### Provided material
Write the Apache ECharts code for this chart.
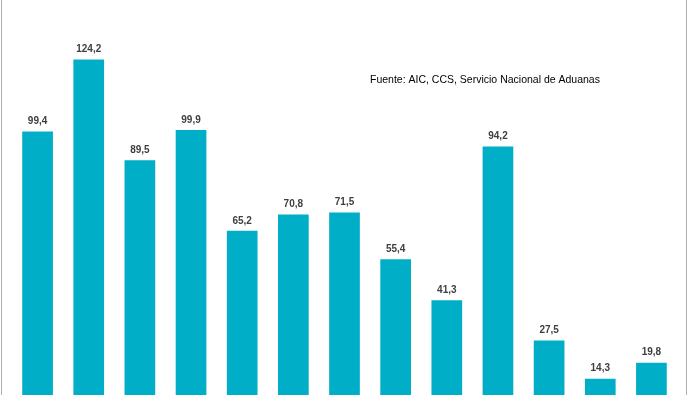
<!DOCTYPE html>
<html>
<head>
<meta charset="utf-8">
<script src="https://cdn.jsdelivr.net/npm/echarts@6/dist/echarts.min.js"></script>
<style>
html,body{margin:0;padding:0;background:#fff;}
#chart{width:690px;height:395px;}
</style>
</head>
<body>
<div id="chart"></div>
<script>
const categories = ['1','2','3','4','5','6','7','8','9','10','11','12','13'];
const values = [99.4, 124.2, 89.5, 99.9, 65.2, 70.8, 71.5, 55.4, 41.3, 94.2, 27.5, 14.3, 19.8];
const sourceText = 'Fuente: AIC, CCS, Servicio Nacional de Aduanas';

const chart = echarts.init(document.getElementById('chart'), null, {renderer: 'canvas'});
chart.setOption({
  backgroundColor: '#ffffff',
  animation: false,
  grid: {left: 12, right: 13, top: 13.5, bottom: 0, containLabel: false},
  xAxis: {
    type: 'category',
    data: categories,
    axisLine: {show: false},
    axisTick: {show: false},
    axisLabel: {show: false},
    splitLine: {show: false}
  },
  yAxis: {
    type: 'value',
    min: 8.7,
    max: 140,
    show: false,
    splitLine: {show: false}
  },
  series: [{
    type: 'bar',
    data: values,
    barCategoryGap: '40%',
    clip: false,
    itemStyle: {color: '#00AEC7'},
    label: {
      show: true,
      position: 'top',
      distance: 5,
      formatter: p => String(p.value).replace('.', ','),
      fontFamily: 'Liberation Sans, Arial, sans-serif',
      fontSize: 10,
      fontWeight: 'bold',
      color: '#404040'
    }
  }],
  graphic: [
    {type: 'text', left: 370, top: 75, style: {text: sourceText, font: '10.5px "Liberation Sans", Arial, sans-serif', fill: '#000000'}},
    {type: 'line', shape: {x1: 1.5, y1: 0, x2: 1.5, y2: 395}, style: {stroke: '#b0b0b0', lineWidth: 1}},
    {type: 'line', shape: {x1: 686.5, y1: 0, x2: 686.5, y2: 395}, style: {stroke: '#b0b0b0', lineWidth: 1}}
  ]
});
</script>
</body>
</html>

### The exercise
Exactly reproduce the run of lines from the start of the listing through the line with "const sourceText = 'Fuente: AIC, CCS, Servicio", inclusive; pictures are not copied.

### Complete output
Write the Apache ECharts code for this chart.
<!DOCTYPE html>
<html>
<head>
<meta charset="utf-8">
<script src="https://cdn.jsdelivr.net/npm/echarts@6/dist/echarts.min.js"></script>
<style>
html,body{margin:0;padding:0;background:#fff;}
#chart{width:690px;height:395px;}
</style>
</head>
<body>
<div id="chart"></div>
<script>
const categories = ['1','2','3','4','5','6','7','8','9','10','11','12','13'];
const values = [99.4, 124.2, 89.5, 99.9, 65.2, 70.8, 71.5, 55.4, 41.3, 94.2, 27.5, 14.3, 19.8];
const sourceText = 'Fuente: AIC, CCS, Servicio Nacional de Aduanas';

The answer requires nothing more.